Stated goal: Copy the data below exactly.

Provided data:

◇ ◇ ◇ ◇ ◇ ◇ ◇

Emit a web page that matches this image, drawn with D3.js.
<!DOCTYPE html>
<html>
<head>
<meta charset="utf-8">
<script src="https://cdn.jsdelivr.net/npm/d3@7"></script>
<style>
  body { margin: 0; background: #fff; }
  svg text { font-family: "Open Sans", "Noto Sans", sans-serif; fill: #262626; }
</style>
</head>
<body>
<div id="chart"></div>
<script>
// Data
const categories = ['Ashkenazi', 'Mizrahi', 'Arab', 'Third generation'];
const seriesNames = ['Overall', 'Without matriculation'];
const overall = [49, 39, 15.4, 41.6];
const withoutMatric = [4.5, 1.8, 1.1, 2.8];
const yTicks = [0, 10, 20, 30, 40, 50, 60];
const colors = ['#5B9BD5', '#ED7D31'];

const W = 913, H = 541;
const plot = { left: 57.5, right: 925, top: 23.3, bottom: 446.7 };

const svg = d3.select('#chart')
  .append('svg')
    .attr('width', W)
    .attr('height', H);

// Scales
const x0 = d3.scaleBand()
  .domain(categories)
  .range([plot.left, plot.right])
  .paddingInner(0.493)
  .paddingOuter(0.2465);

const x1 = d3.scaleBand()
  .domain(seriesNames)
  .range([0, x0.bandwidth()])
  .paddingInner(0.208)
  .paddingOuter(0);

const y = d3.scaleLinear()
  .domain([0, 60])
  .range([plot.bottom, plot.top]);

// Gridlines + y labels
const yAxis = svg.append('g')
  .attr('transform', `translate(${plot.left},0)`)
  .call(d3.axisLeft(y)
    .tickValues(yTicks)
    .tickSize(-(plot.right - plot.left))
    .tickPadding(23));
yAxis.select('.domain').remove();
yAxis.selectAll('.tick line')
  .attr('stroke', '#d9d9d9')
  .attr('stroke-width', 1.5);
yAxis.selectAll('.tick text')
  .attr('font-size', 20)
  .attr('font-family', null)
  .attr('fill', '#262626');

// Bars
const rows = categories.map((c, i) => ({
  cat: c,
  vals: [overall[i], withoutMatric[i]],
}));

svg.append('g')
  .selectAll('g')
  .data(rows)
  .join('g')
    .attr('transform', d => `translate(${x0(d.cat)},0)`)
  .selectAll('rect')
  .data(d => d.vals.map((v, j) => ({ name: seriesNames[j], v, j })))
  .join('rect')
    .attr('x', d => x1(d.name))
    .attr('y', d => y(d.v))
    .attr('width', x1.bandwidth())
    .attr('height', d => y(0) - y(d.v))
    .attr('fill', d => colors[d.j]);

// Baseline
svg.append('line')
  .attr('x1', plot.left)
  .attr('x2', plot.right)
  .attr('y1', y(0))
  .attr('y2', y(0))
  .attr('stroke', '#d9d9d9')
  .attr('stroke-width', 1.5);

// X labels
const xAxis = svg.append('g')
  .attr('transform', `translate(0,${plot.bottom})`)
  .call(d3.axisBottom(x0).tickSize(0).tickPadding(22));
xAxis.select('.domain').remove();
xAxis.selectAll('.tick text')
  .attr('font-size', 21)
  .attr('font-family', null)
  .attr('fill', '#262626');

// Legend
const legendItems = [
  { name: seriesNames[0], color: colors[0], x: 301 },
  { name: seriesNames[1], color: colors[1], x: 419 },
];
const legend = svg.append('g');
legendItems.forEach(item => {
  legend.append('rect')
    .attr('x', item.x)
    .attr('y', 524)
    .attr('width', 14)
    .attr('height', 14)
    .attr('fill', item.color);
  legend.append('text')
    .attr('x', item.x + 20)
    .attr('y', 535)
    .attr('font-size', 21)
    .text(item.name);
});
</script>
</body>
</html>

◇ ◇ ◇ ◇ ◇ ◇ ◇

Exercise response:
Emit a web page that matches this image, drawn with D3.js.
<!DOCTYPE html>
<html>
<head>
<meta charset="utf-8">
<script src="https://cdn.jsdelivr.net/npm/d3@7"></script>
<style>
  body { margin: 0; background: #fff; }
  svg text { font-family: "Open Sans", "Noto Sans", sans-serif; fill: #262626; }
</style>
</head>
<body>
<div id="chart"></div>
<script>
// Data
const categories = ['Ashkenazi', 'Mizrahi', 'Arab', 'Third generation'];
const seriesNames = ['Overall', 'Without matriculation'];
const overall = [49, 39, 15.4, 41.6];
const withoutMatric = [4.5, 1.8, 1.1, 2.8];
const yTicks = [0, 10, 20, 30, 40, 50, 60];
const colors = ['#5B9BD5', '#ED7D31'];

const W = 913, H = 541;
const plot = { left: 57.5, right: 925, top: 23.3, bottom: 446.7 };

const svg = d3.select('#chart')
  .append('svg')
    .attr('width', W)
    .attr('height', H);

// Scales
const x0 = d3.scaleBand()
  .domain(categories)
  .range([plot.left, plot.right])
  .paddingInner(0.493)
  .paddingOuter(0.2465);

const x1 = d3.scaleBand()
  .domain(seriesNames)
  .range([0, x0.bandwidth()])
  .paddingInner(0.208)
  .paddingOuter(0);

const y = d3.scaleLinear()
  .domain([0, 60])
  .range([plot.bottom, plot.top]);

// Gridlines + y labels
const yAxis = svg.append('g')
  .attr('transform', `translate(${plot.left},0)`)
  .call(d3.axisLeft(y)
    .tickValues(yTicks)
    .tickSize(-(plot.right - plot.left))
    .tickPadding(23));
yAxis.select('.domain').remove();
yAxis.selectAll('.tick line')
  .attr('stroke', '#d9d9d9')
  .attr('stroke-width', 1.5);
yAxis.selectAll('.tick text')
  .attr('font-size', 20)
  .attr('font-family', null)
  .attr('fill', '#262626');

// Bars
const rows = categories.map((c, i) => ({
  cat: c,
  vals: [overall[i], withoutMatric[i]],
}));

svg.append('g')
  .selectAll('g')
  .data(rows)
  .join('g')
    .attr('transform', d => `translate(${x0(d.cat)},0)`)
  .selectAll('rect')
  .data(d => d.vals.map((v, j) => ({ name: seriesNames[j], v, j })))
  .join('rect')
    .attr('x', d => x1(d.name))
    .attr('y', d => y(d.v))
    .attr('width', x1.bandwidth())
    .attr('height', d => y(0) - y(d.v))
    .attr('fill', d => colors[d.j]);

// Baseline
svg.append('line')
  .attr('x1', plot.left)
  .attr('x2', plot.right)
  .attr('y1', y(0))
  .attr('y2', y(0))
  .attr('stroke', '#d9d9d9')
  .attr('stroke-width', 1.5);

// X labels
const xAxis = svg.append('g')
  .attr('transform', `translate(0,${plot.bottom})`)
  .call(d3.axisBottom(x0).tickSize(0).tickPadding(22));
xAxis.select('.domain').remove();
xAxis.selectAll('.tick text')
  .attr('font-size', 21)
  .attr('font-family', null)
  .attr('fill', '#262626');

// Legend
const legendItems = [
  { name: seriesNames[0], color: colors[0], x: 301 },
  { name: seriesNames[1], color: colors[1], x: 419 },
];
const legend = svg.append('g');
legendItems.forEach(item => {
  legend.append('rect')
    .attr('x', item.x)
    .attr('y', 524)
    .attr('width', 14)
    .attr('height', 14)
    .attr('fill', item.color);
  legend.append('text')
    .attr('x', item.x + 20)
    .attr('y', 535)
    .attr('font-size', 21)
    .text(item.name);
});
</script>
</body>
</html>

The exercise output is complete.